Despite the distraction of the war in Europe, suffrage activism continued. After the failure of the 1915 referendum, suffragists immediately began planning for another referendum. In evaluating their failure, the women realized that a large number of men had not voted on the amendment to remove the word “male” from the Constitution. Optimistic that many of those men would support votes for women if they fully understood what it meant, activists undertook a campaign to reach every single household in New York State. Suffrage leadership divided the state into twelve campaign districts, each with its own chairwoman, to conform to the congressional districts. In each district, pairs of women canvassed rural and urban residents, leaving suffrage literature in every home.
In the last months of the campaign, suffragists made sure that all soldiers and sailors had access to ballots and urged them to vote. Tammany Hall, at the urging of Mary Garret Hay, withdrew its opposition to woman suffrage, allowing immigrant men to vote their consciences (or as their wives wished). Furthermore, suffragists remained highly visible in war-related work, support for the Red Cross, selling Liberty Bonds, and collecting the signatures of over a million women who wanted the right to vote. Anti-suffragists found the war a distraction from their movement, weakening their resistance to women’s enfranchisement.
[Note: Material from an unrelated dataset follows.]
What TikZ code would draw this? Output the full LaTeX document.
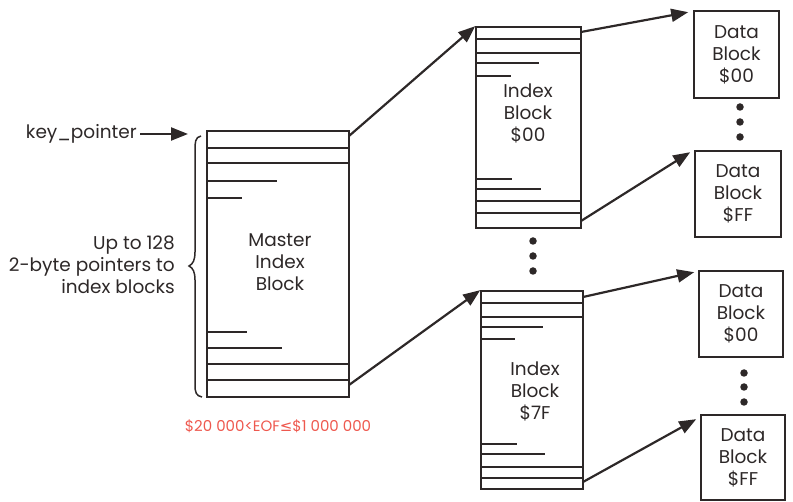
\documentclass[tikz,border=0pt]{standalone}
\usepackage{fontspec}
\setmainfont{Poppins}
\newfontfamily\symfont{DejaVu Sans}
\usetikzlibrary{arrows.meta,calc}
\definecolor{eofred}{RGB}{238,88,78}
\definecolor{ink}{RGB}{45,40,40}
\tikzset{
  blk/.style={draw=ink, line width=1.6pt, rectangle, inner sep=0pt},
  rowline/.style={draw=ink, line width=1.5pt},
  arr/.style={draw=ink, line width=2.2pt, -{Triangle[length=17pt,width=13pt]}},
  lbl/.style={font=\fontsize{18.5}{22}\selectfont, text=ink, align=center, inner sep=0pt},
  dot/.style={circle, fill=ink, inner sep=0pt, minimum size=7.5pt}
}
\begin{document}
\begin{tikzpicture}[x=1pt,y=-1pt]
\useasboundingbox (0,0) rectangle (793,502);
% master index block
\node[blk, minimum width=142pt, minimum height=266pt] (m) at (278,264) {};
\node[lbl] (mlab) at (280,262) {Master\\Index\\Block};
\foreach \y in {148,163,364,380} \draw[rowline] (207,\y) -- (349,\y);
\draw[rowline] (207,181) -- (277,181);
\draw[rowline] (207,198) -- (242,198);
\draw[rowline] (207,332) -- (247,332);
\draw[rowline] (207,348) -- (282,348);
\coordinate (m1) at (349,136);
\coordinate (m2) at (349,385);
% index block $00
\node[blk, minimum width=105pt, minimum height=201pt] (i0) at (528.5,127.5) {};
\node[lbl] (i0lab) at (528,113) {Index\\Block\\\$00};
\foreach \y in {39,53,201,213} \draw[rowline] (476,\y) -- (581,\y);
\draw[rowline] (476,63) -- (539,63);
\draw[rowline] (476,76) -- (511,76);
\draw[rowline] (476,179) -- (512,179);
\draw[rowline] (476,189) -- (541,189);
\coordinate (i0a) at (581,32);
\coordinate (i0b) at (581,221);
% index block $7F
\node[blk, minimum width=102pt, minimum height=198pt] (i7) at (532,390) {};
\node[lbl] (i7lab) at (535,391) {Index\\Block\\\$7F};
\foreach \y in {303,317,467,478} \draw[rowline] (481,\y) -- (583,\y);
\draw[rowline] (481,327) -- (543,327);
\draw[rowline] (481,339) -- (515,339);
\draw[rowline] (481,444) -- (517,444);
\draw[rowline] (481,454) -- (545,454);
\coordinate (i7a) at (583,297);
\coordinate (i7b) at (583,482);
% data blocks
\node[blk, lbl, minimum width=85pt, minimum height=87pt] (d1) at (736.5,54.5) {Data\\Block\\\$00};
\node[blk, lbl, minimum width=86pt, minimum height=86pt] (d2) at (738,194) {Data\\Block\\\$FF};
\node[blk, lbl, minimum width=84pt, minimum height=86pt] (d3) at (741,314) {Data\\Block\\\$00};
\node[blk, lbl, minimum width=84pt, minimum height=85pt] (d4) at (743,457.5) {Data\\Block\\\$FF};
% dots
\node[dot] (a1) at (533,241) {};
\node[dot] (a2) at (533,256) {};
\node[dot] (a3) at (533,271) {};
\node[dot] (b1) at (740,107) {};
\node[dot] (b2) at (740,122) {};
\node[dot] (b3) at (740,137) {};
\node[dot] (c1) at (744,373) {};
\node[dot] (c2) at (744,387) {};
\node[dot] (c3) at (744,402) {};
% arrows
\draw[arr] (m1) -- (i0.north west);
\draw[arr] (m2) -- (i7.north west);
\draw[arr] (i0a) -- ($(d1.north west)+(-5,2)$);
\draw[arr] (i0b) -- ($(d2.north west)+(-4,2)$);
\draw[arr] (i7a) -- ($(d3.north west)+(-4,2)$);
\draw[arr] (i7b) -- ($(d4.north west)+(-4,5)$);
% key pointer
\node[lbl, anchor=east] (kp) at (137,134) {key\_pointer};
\coordinate (kpend) at (188,134);
\draw[arr] (kp.east) ++(3,0) -- (kpend);
% brace
\draw[ink, line width=1.5pt] (201,136) .. controls (195,137) and (195,143) .. (195,150)
  -- (195,252) .. controls (195,260) and (193,264) .. (189,266)
  .. controls (193,268) and (195,272) .. (195,280)
  -- (195,385) .. controls (195,392) and (196,396) .. (202,397);
\node[lbl, align=right, anchor=east] (up) at (175,265) {Up to 128\\2-byte pointers to\\index blocks};
% EOF label
\node[font=\fontsize{15}{17}\selectfont, text=eofred, inner sep=0pt] (eof) at (278,426) {\$20 000<EOF{\symfont ≤}\$1 000 000};
\end{tikzpicture}
\end{document}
As a result of suffragists’ increased visibility in patriotic war work, their renewed efforts to educate the public, and the weakened resistance on the part of anti-suffragists, enough men checked the box to approve Amendment No. 1, “Shall the proposed amendment to section one of article two of the Constitution, conferring equal suffrage upon women, be approved?” to pass the measure. Women’s right to vote in the state of New York had finally been recognized and women could shift their attention to campaign for the federal amendment.